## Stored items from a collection

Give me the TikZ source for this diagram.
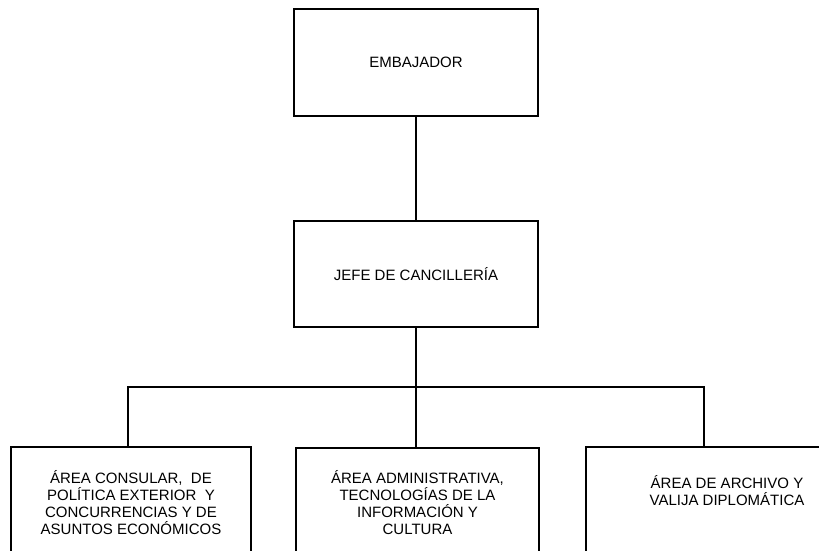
\documentclass[tikz,border=0pt]{standalone}
\usepackage{fontspec}
\setmainfont{Liberation Sans}
\tikzset{
  orgbox/.style={draw=black, line width=1.3pt, fill=white, align=center, inner sep=0pt,
    font=\fontsize{15}{17}\selectfont},
  conn/.style={draw=black, line width=1.8pt}
}
\begin{document}
\begin{tikzpicture}[x=1pt,y=-1pt]
\useasboundingbox (0,0) rectangle (819,550);
\node[orgbox, minimum width=244pt, minimum height=107pt] (emb) at (416,62.5) {EMBAJADOR};
\node[orgbox, minimum width=244pt, minimum height=106pt] (jefe) at (416,274) {JEFE DE CANCILLERÍA};
\coordinate (bus) at (416,387);
\node[orgbox, minimum width=240pt, minimum height=112pt] (a1) at (131,503)
  {ÁREA CONSULAR,~ DE\\POLÍTICA EXTERIOR~ Y\\CONCURRENCIAS Y DE\\ASUNTOS ECONÓMICOS};
\node[orgbox, minimum width=243pt, minimum height=110pt] (a2) at (417.5,503)
  {ÁREA ADMINISTRATIVA,\\TECNOLOGÍAS DE LA\\INFORMACIÓN Y\\CULTURA};
\node[orgbox, minimum width=282pt, minimum height=112pt] (a3) at (727,503)
  {ÁREA DE ARCHIVO Y\\VALIJA DIPLOMÁTICA\\[8pt]};
\draw[conn] (emb.south) -- (jefe.north);
\draw[conn] (jefe.south) -- (bus);
\draw[conn] ([xshift=-3pt]a1.north) |- (bus) -| ([xshift=-23pt]a3.north);
\draw[conn] (bus) -- (bus |- a2.north);
\end{tikzpicture}
\end{document}
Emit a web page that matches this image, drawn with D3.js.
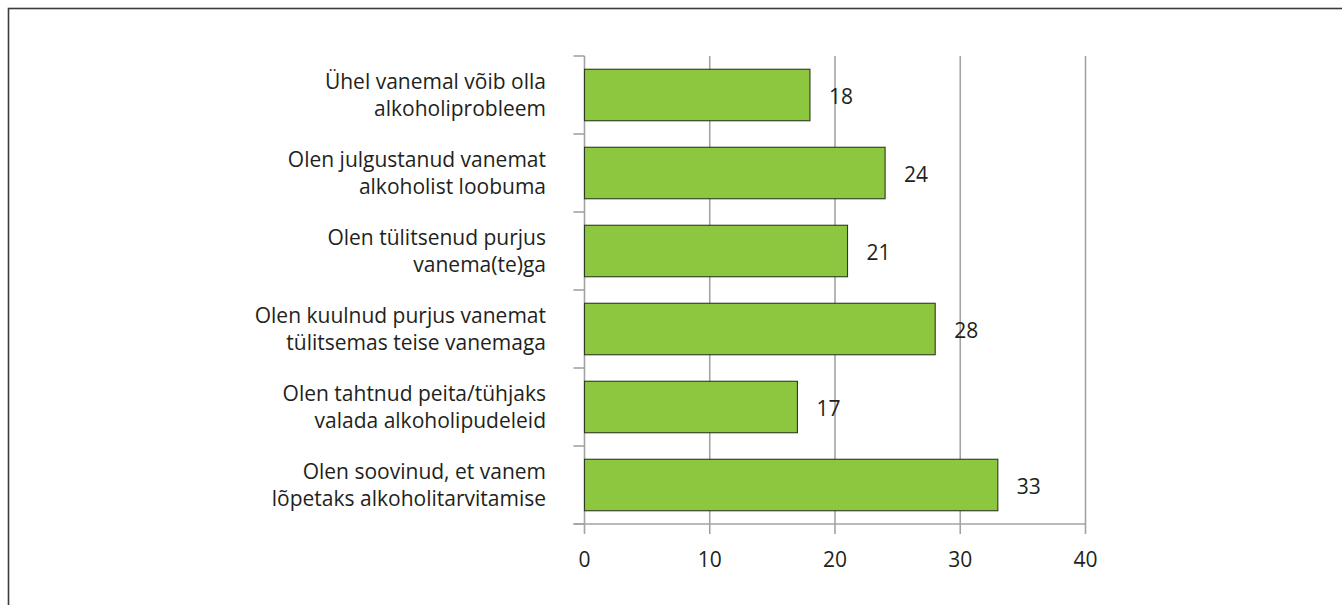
<!DOCTYPE html>
<html>
<head>
<meta charset="utf-8">
<script src="https://cdn.jsdelivr.net/npm/d3@7/dist/d3.min.js"></script>
<style>
  html, body { margin: 0; padding: 0; background: #fff; }
  svg { display: block; }
  text { font-family: "Open Sans", "DejaVu Sans", sans-serif; fill: #231f20; }
</style>
</head>
<body>
<svg id="chart" width="1342" height="605"></svg>
<script>
// Survey statements (two display lines each) and share of respondents, %
const categories = [
  ["Ühel vanemal võib olla", "alkoholiprobleem"],
  ["Olen julgustanud vanemat", "alkoholist loobuma"],
  ["Olen tülitsenud purjus", "vanema(te)ga"],
  ["Olen kuulnud purjus vanemat", "tülitsemas teise vanemaga"],
  ["Olen tahtnud peita/tühjaks", "valada alkoholipudeleid"],
  ["Olen soovinud, et vanem", "lõpetaks alkoholitarvitamise"]
];
const values = [18, 24, 21, 28, 17, 33];
const xTicks = [0, 10, 20, 30, 40];

const svg = d3.select("#chart");

// outer frame
svg.append("rect")
  .attr("x", 8.5).attr("y", 8.5)
  .attr("width", 1360).attr("height", 640)
  .attr("fill", "none").attr("stroke", "#3c3c3c").attr("stroke-width", 1.6);

const plotLeft = 584.5, plotRight = 1085.5, plotTop = 56, plotBottom = 524;
const keys = categories.map((c, i) => i);

const x = d3.scaleLinear().domain([0, 40]).range([plotLeft, plotRight]);
const y = d3.scaleBand().domain(keys).range([plotTop, plotBottom])
  .paddingInner(0.34).paddingOuter(0.17);

const gridColor = "#a3a3a5";

// vertical gridlines (extend past the baseline as tick marks)
svg.append("g").selectAll("line").data(xTicks).join("line")
  .attr("x1", d => x(d)).attr("x2", d => x(d))
  .attr("y1", plotTop).attr("y2", plotBottom + 10)
  .attr("stroke", gridColor).attr("stroke-width", 1.6);

// category axis ticks at band boundaries
const step = y.step();
const bounds = d3.range(keys.length + 1).map(i => plotTop + i * step);
svg.append("g").selectAll("line").data(bounds).join("line")
  .attr("x1", plotLeft - 11).attr("x2", plotLeft)
  .attr("y1", d => d).attr("y2", d => d)
  .attr("stroke", gridColor).attr("stroke-width", 1.6);

// value axis baseline
svg.append("line")
  .attr("x1", plotLeft - 11).attr("x2", plotRight)
  .attr("y1", plotBottom).attr("y2", plotBottom)
  .attr("stroke", gridColor).attr("stroke-width", 1.6);

// bars
svg.append("g").selectAll("rect").data(values).join("rect")
  .attr("x", x(0))
  .attr("y", (d, i) => y(i))
  .attr("width", d => x(d) - x(0))
  .attr("height", y.bandwidth())
  .attr("fill", "#8dc63f")
  .attr("stroke", "#2e3a22").attr("stroke-width", 1.1);

// value labels, centred just beyond each bar end
svg.append("g").selectAll("text").data(values).join("text")
  .attr("x", d => x(d) + 31)
  .attr("y", (d, i) => y(i) + y.bandwidth() / 2 + 9)
  .attr("text-anchor", "middle")
  .attr("font-size", 21)
  .text(d => d);

// category labels
const catG = svg.append("g").selectAll("text").data(categories).join("text")
  .attr("text-anchor", "end")
  .attr("font-size", 21)
  .attr("y", (d, i) => y(i) + y.bandwidth() / 2 - 6);
catG.selectAll("tspan").data(d => d).join("tspan")
  .attr("x", 546)
  .attr("dy", (d, j) => j === 0 ? 0 : 27)
  .text(d => d);

// value axis tick labels
svg.append("g").selectAll("text").data(xTicks).join("text")
  .attr("x", d => x(d))
  .attr("y", 567)
  .attr("text-anchor", "middle")
  .attr("font-size", 21)
  .text(d => d);
</script>
</body>
</html>
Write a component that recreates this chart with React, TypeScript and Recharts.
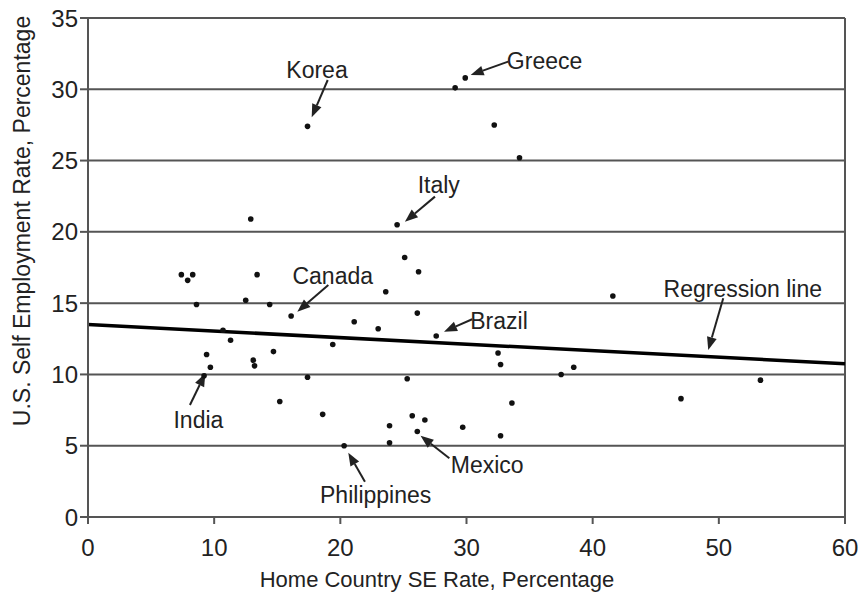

## INSTRUCTIONS FOR THE TASK
Copy the records above exactly. The pictures are not part of the copy.

## EXERCISE SOLUTION
Give me the TikZ source for this diagram.
\documentclass[tikz,border=0pt]{standalone}
\usepackage{fontspec}
\setmainfont{Liberation Sans}
\tikzset{
  orgbox/.style={draw=black, line width=1.3pt, fill=white, align=center, inner sep=0pt,
    font=\fontsize{15}{17}\selectfont},
  conn/.style={draw=black, line width=1.8pt}
}
\begin{document}
\begin{tikzpicture}[x=1pt,y=-1pt]
\useasboundingbox (0,0) rectangle (819,550);
\node[orgbox, minimum width=244pt, minimum height=107pt] (emb) at (416,62.5) {EMBAJADOR};
\node[orgbox, minimum width=244pt, minimum height=106pt] (jefe) at (416,274) {JEFE DE CANCILLERÍA};
\coordinate (bus) at (416,387);
\node[orgbox, minimum width=240pt, minimum height=112pt] (a1) at (131,503)
  {ÁREA CONSULAR,~ DE\\POLÍTICA EXTERIOR~ Y\\CONCURRENCIAS Y DE\\ASUNTOS ECONÓMICOS};
\node[orgbox, minimum width=243pt, minimum height=110pt] (a2) at (417.5,503)
  {ÁREA ADMINISTRATIVA,\\TECNOLOGÍAS DE LA\\INFORMACIÓN Y\\CULTURA};
\node[orgbox, minimum width=282pt, minimum height=112pt] (a3) at (727,503)
  {ÁREA DE ARCHIVO Y\\VALIJA DIPLOMÁTICA\\[8pt]};
\draw[conn] (emb.south) -- (jefe.north);
\draw[conn] (jefe.south) -- (bus);
\draw[conn] ([xshift=-3pt]a1.north) |- (bus) -| ([xshift=-23pt]a3.north);
\draw[conn] (bus) -- (bus |- a2.north);
\end{tikzpicture}
\end{document}
Emit a web page that matches this image, drawn with D3.js.
<!DOCTYPE html>
<html>
<head>
<meta charset="utf-8">
<script src="https://cdn.jsdelivr.net/npm/d3@7/dist/d3.min.js"></script>
<style>
  html, body { margin: 0; padding: 0; background: #fff; }
  svg { display: block; }
  text { font-family: "Open Sans", "DejaVu Sans", sans-serif; fill: #231f20; }
</style>
</head>
<body>
<svg id="chart" width="1342" height="605"></svg>
<script>
// Survey statements (two display lines each) and share of respondents, %
const categories = [
  ["Ühel vanemal võib olla", "alkoholiprobleem"],
  ["Olen julgustanud vanemat", "alkoholist loobuma"],
  ["Olen tülitsenud purjus", "vanema(te)ga"],
  ["Olen kuulnud purjus vanemat", "tülitsemas teise vanemaga"],
  ["Olen tahtnud peita/tühjaks", "valada alkoholipudeleid"],
  ["Olen soovinud, et vanem", "lõpetaks alkoholitarvitamise"]
];
const values = [18, 24, 21, 28, 17, 33];
const xTicks = [0, 10, 20, 30, 40];

const svg = d3.select("#chart");

// outer frame
svg.append("rect")
  .attr("x", 8.5).attr("y", 8.5)
  .attr("width", 1360).attr("height", 640)
  .attr("fill", "none").attr("stroke", "#3c3c3c").attr("stroke-width", 1.6);

const plotLeft = 584.5, plotRight = 1085.5, plotTop = 56, plotBottom = 524;
const keys = categories.map((c, i) => i);

const x = d3.scaleLinear().domain([0, 40]).range([plotLeft, plotRight]);
const y = d3.scaleBand().domain(keys).range([plotTop, plotBottom])
  .paddingInner(0.34).paddingOuter(0.17);

const gridColor = "#a3a3a5";

// vertical gridlines (extend past the baseline as tick marks)
svg.append("g").selectAll("line").data(xTicks).join("line")
  .attr("x1", d => x(d)).attr("x2", d => x(d))
  .attr("y1", plotTop).attr("y2", plotBottom + 10)
  .attr("stroke", gridColor).attr("stroke-width", 1.6);

// category axis ticks at band boundaries
const step = y.step();
const bounds = d3.range(keys.length + 1).map(i => plotTop + i * step);
svg.append("g").selectAll("line").data(bounds).join("line")
  .attr("x1", plotLeft - 11).attr("x2", plotLeft)
  .attr("y1", d => d).attr("y2", d => d)
  .attr("stroke", gridColor).attr("stroke-width", 1.6);

// value axis baseline
svg.append("line")
  .attr("x1", plotLeft - 11).attr("x2", plotRight)
  .attr("y1", plotBottom).attr("y2", plotBottom)
  .attr("stroke", gridColor).attr("stroke-width", 1.6);

// bars
svg.append("g").selectAll("rect").data(values).join("rect")
  .attr("x", x(0))
  .attr("y", (d, i) => y(i))
  .attr("width", d => x(d) - x(0))
  .attr("height", y.bandwidth())
  .attr("fill", "#8dc63f")
  .attr("stroke", "#2e3a22").attr("stroke-width", 1.1);

// value labels, centred just beyond each bar end
svg.append("g").selectAll("text").data(values).join("text")
  .attr("x", d => x(d) + 31)
  .attr("y", (d, i) => y(i) + y.bandwidth() / 2 + 9)
  .attr("text-anchor", "middle")
  .attr("font-size", 21)
  .text(d => d);

// category labels
const catG = svg.append("g").selectAll("text").data(categories).join("text")
  .attr("text-anchor", "end")
  .attr("font-size", 21)
  .attr("y", (d, i) => y(i) + y.bandwidth() / 2 - 6);
catG.selectAll("tspan").data(d => d).join("tspan")
  .attr("x", 546)
  .attr("dy", (d, j) => j === 0 ? 0 : 27)
  .text(d => d);

// value axis tick labels
svg.append("g").selectAll("text").data(xTicks).join("text")
  .attr("x", d => x(d))
  .attr("y", 567)
  .attr("text-anchor", "middle")
  .attr("font-size", 21)
  .text(d => d);
</script>
</body>
</html>
Write a component that recreates this chart with React, TypeScript and Recharts.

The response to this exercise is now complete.